Your goal:
Print exactly the lines from the first one down to the line that contains "nontraditional / subprime series", both included, and skip the pictures.
>>
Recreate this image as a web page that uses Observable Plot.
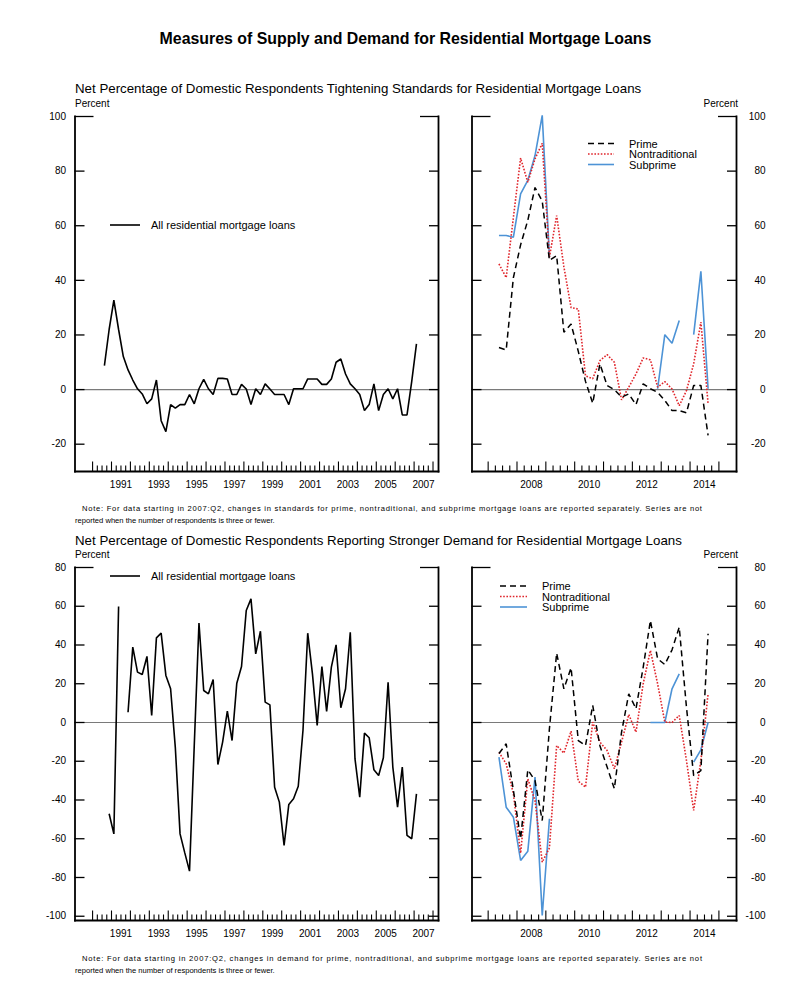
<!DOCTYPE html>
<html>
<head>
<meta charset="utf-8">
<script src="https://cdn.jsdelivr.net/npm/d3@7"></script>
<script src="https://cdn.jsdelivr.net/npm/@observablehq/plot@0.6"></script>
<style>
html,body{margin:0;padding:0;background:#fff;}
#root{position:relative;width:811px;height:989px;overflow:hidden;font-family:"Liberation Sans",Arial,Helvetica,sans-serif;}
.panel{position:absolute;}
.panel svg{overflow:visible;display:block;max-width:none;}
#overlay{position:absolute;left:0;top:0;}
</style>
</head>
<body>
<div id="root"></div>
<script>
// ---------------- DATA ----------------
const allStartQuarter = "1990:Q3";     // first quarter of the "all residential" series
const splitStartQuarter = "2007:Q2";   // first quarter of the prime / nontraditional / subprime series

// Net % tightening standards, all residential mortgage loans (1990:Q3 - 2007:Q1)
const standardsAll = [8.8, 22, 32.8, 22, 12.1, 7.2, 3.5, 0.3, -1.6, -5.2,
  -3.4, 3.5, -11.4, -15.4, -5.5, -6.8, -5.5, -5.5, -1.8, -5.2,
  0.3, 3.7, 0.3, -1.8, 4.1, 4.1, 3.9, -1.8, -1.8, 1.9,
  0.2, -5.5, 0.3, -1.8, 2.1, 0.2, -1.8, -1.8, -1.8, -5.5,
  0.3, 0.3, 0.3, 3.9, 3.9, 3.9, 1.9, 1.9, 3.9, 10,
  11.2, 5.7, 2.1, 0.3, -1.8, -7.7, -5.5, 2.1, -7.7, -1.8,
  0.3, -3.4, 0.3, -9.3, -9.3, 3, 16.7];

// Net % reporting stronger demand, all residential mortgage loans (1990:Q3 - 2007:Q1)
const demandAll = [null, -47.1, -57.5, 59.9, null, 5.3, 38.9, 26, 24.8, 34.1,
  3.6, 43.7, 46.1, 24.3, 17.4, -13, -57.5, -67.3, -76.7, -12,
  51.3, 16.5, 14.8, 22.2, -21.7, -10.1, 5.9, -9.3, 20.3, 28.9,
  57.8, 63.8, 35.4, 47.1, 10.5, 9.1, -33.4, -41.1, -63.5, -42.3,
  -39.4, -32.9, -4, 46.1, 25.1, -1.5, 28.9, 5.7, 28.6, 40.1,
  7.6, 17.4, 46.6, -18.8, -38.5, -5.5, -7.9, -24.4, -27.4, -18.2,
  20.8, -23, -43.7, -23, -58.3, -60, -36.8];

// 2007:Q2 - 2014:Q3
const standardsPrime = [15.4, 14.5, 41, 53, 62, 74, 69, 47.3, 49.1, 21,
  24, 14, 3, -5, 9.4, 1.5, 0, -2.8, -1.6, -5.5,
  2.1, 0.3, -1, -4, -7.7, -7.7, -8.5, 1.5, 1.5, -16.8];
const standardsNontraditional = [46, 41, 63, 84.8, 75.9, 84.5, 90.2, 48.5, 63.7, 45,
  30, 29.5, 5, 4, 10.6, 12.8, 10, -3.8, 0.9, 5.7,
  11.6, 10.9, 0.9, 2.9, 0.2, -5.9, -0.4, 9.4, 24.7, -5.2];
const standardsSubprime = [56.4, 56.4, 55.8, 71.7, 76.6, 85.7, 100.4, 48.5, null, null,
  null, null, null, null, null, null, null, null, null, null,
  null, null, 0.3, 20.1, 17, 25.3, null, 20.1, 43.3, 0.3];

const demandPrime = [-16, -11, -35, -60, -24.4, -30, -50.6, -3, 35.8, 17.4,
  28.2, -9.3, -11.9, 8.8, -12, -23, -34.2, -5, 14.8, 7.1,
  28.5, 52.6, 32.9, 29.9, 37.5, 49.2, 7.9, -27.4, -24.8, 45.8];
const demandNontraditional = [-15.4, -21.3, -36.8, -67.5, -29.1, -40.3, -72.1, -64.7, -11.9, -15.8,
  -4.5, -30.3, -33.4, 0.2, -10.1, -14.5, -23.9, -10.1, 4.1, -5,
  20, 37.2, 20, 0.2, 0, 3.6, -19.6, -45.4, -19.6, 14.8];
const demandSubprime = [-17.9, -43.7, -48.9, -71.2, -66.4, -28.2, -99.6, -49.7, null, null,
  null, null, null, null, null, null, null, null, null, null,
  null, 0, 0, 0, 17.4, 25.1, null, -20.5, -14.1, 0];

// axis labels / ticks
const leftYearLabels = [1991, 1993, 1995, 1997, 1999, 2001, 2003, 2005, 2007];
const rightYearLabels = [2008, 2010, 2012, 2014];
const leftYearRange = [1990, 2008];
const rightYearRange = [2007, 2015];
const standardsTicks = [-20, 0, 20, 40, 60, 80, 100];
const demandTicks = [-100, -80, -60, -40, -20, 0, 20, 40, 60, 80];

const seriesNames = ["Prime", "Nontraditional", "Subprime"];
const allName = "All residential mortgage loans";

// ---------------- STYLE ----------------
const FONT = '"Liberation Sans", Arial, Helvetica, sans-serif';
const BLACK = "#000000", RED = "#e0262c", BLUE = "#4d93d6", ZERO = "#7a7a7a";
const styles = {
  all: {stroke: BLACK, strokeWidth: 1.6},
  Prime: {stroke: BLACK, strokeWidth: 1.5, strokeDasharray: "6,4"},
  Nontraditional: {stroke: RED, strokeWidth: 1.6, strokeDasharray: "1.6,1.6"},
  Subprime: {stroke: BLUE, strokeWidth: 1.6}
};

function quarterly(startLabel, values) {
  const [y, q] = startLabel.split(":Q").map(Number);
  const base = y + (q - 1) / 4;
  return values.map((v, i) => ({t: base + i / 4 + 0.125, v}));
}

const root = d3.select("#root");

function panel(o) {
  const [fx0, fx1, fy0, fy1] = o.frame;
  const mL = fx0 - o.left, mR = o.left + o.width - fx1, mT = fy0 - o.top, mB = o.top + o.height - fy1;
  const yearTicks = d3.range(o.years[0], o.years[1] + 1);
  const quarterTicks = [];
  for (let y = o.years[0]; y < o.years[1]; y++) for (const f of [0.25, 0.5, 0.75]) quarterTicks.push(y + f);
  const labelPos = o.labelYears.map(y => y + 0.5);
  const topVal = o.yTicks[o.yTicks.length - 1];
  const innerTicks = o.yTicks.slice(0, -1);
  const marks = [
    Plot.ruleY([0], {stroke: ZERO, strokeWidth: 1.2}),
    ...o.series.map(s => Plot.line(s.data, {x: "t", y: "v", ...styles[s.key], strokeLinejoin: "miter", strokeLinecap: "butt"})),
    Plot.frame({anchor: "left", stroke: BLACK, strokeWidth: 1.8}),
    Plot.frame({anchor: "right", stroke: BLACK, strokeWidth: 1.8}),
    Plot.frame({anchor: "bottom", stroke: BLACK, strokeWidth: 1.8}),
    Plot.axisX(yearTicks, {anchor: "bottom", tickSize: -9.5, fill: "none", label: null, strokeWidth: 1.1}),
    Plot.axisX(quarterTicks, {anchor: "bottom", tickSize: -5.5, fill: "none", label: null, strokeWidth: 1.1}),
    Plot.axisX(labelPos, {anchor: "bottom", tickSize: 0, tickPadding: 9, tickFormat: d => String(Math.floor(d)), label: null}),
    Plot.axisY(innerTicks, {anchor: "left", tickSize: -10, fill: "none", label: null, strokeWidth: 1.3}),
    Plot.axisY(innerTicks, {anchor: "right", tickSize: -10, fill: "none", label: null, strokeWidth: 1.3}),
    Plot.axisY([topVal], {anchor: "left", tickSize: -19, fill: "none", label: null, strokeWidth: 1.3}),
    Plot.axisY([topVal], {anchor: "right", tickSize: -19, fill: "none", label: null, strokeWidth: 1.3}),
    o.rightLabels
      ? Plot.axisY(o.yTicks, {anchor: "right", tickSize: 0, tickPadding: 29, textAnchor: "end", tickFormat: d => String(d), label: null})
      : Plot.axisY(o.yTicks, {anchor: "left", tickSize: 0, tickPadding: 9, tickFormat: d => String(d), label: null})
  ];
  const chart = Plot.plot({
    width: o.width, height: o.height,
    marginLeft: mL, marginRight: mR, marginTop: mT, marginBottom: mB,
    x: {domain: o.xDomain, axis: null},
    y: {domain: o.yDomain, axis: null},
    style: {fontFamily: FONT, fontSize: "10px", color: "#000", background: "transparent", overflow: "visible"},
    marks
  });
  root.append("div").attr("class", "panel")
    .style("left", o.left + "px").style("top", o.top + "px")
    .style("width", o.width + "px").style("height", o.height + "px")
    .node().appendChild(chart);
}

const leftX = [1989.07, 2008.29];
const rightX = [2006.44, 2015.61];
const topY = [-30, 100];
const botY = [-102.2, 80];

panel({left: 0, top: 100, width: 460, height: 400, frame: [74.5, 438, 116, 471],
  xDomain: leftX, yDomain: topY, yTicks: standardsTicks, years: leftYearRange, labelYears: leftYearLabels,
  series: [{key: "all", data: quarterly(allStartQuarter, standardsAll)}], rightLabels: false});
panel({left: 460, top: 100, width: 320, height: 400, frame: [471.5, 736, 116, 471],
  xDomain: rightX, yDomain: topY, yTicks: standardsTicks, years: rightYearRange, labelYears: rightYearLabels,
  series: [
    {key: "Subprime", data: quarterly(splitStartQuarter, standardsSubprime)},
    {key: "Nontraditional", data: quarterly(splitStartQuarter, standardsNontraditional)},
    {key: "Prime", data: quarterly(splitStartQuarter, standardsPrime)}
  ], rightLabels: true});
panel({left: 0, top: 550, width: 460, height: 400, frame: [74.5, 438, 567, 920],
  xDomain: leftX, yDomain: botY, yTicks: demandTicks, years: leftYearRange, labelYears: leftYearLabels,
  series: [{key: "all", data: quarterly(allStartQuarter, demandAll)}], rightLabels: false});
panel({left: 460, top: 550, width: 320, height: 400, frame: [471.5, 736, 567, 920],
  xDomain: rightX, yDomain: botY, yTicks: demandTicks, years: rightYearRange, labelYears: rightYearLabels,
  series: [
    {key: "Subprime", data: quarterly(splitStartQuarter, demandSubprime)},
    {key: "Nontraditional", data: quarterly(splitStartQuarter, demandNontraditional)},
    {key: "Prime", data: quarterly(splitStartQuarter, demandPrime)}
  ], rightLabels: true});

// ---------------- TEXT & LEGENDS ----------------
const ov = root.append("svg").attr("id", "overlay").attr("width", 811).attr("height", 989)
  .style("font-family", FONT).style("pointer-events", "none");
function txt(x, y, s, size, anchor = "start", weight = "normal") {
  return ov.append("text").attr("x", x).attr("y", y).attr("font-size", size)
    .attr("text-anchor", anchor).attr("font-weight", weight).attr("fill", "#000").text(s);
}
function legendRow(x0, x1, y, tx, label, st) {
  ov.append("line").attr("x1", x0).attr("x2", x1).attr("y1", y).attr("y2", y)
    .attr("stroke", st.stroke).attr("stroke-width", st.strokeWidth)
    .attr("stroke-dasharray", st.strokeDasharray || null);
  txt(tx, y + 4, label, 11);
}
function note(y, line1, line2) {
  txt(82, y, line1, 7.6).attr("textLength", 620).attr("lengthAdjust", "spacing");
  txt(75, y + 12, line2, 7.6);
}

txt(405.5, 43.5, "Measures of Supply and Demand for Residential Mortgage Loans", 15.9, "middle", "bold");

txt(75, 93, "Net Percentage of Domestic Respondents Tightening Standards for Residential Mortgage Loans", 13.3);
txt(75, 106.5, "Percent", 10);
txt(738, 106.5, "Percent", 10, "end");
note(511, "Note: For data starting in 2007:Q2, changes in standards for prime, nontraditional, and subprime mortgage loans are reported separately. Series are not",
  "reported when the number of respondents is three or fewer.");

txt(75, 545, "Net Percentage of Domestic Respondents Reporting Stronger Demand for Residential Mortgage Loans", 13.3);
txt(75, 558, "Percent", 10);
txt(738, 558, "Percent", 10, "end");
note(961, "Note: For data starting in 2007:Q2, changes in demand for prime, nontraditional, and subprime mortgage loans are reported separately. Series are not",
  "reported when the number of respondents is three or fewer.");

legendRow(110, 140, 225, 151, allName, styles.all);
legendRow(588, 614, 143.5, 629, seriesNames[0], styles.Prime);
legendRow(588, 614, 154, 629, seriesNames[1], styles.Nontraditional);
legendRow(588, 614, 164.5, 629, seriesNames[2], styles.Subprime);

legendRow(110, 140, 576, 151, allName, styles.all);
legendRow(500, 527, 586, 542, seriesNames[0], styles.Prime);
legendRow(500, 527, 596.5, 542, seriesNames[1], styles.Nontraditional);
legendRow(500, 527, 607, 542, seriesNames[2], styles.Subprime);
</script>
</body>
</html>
<<
Worked solution:
Recreate this image as a web page that uses Observable Plot.
<!DOCTYPE html>
<html>
<head>
<meta charset="utf-8">
<script src="https://cdn.jsdelivr.net/npm/d3@7"></script>
<script src="https://cdn.jsdelivr.net/npm/@observablehq/plot@0.6"></script>
<style>
html,body{margin:0;padding:0;background:#fff;}
#root{position:relative;width:811px;height:989px;overflow:hidden;font-family:"Liberation Sans",Arial,Helvetica,sans-serif;}
.panel{position:absolute;}
.panel svg{overflow:visible;display:block;max-width:none;}
#overlay{position:absolute;left:0;top:0;}
</style>
</head>
<body>
<div id="root"></div>
<script>
// ---------------- DATA ----------------
const allStartQuarter = "1990:Q3";     // first quarter of the "all residential" series
const splitStartQuarter = "2007:Q2";   // first quarter of the prime / nontraditional / subprime series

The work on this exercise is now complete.